Hmm, PostgreSQL didn't like that. It informs you that only root users can export to the file system. You would have to scp the file back to your local machine anyhow. Fortunately, the COPY command can also output to STDOUT. Update the output in cohorts.sql:

COPY (
  -- previous query
) TO STDOUT WITH CSV HEADER

Now the results can be piped into a local file directly:

psql "postgres://username:password@widgets-server/widgets_production" \
     -f cohorts.sql \
     > cohorts-production.csv

Export it Again. And Again.

As expected, operations liked the export. Now they want another one, but they want to be able to generate it themselves right from the admin section. Assuming the server is running Ruby (a safe assumption for the time being), we may be tempted to reach for the CSV library. After all, it is right there in the standard library. However, that may require rewriting our perfectly functional query in ActiveRecord. It would also involve pulling all of the data back from the server and instantiating objects for every column and row. There is a better way!

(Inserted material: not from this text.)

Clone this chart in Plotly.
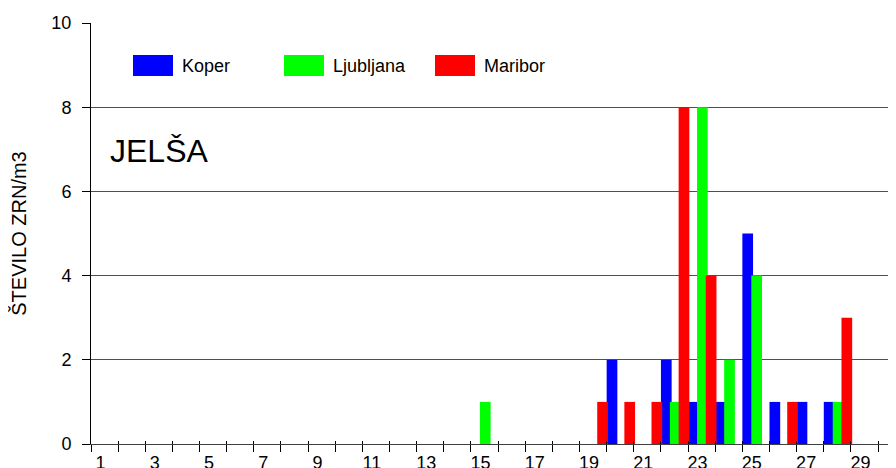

Every database connection adapter has the means to execute a SQL query and read back the results. Ruby's pg adapter is no exception. With a very thin wrapper around a database connection you can generate exports from the same query file right on the server.

First, the wrapper class:

class PostgresCSVWriter
  attr_reader :adapter

  def initialize(adapter = ActiveRecord::Base)
    @adapter = adapter
  end

  def connection
    adapter.connection.instance_variable_get('@connection')
  end

  def write_rows(query, io: '')
    connection.copy_data(build_copy_query(query)) do
      while row = connection.get_copy_data
        io << row
      end
    end
  end

  private

  def build_copy_query(query)
    %(COPY (#{query}) TO STDOUT WITH DELIMITER ',' CSV HEADER)
  end
end

Please note that while the query itself is interpolated, it is not escaped, and is therefore vulnerable to injection attacks. This is not suitable for user generated queries.

With the base writer in place you can now write an exporter that injects an existing .sql query and hands back a string suitable for streaming back to the client.

require 'postgres_csv_writer'

class PostgresCSVExporter
  def export(filename)
    writer.write_rows(query(filename))
  end

  def query(filename)
    IO.read(Rails.root.join('queries', filename))
  end

  private

  def writer
    PostgresCSVWriter.new
  end
end

Exports are now as simple as PostgresCSVExporter.new.export('cohorts.sql'). Every export lives in its own .sql file which can be edited and executed natively. For larger exports, this approach will build up multi-megabyte strings, which is probably undesirable. In those situations you may reach for Tempfile and send the file contents rather than a large string.

Now you can keep all of your queries written in completely portable SQL. The queries can be accessed from any other tech stack without the need for an ORM or an intermediate representation. Let the team know their exports are now just one click away.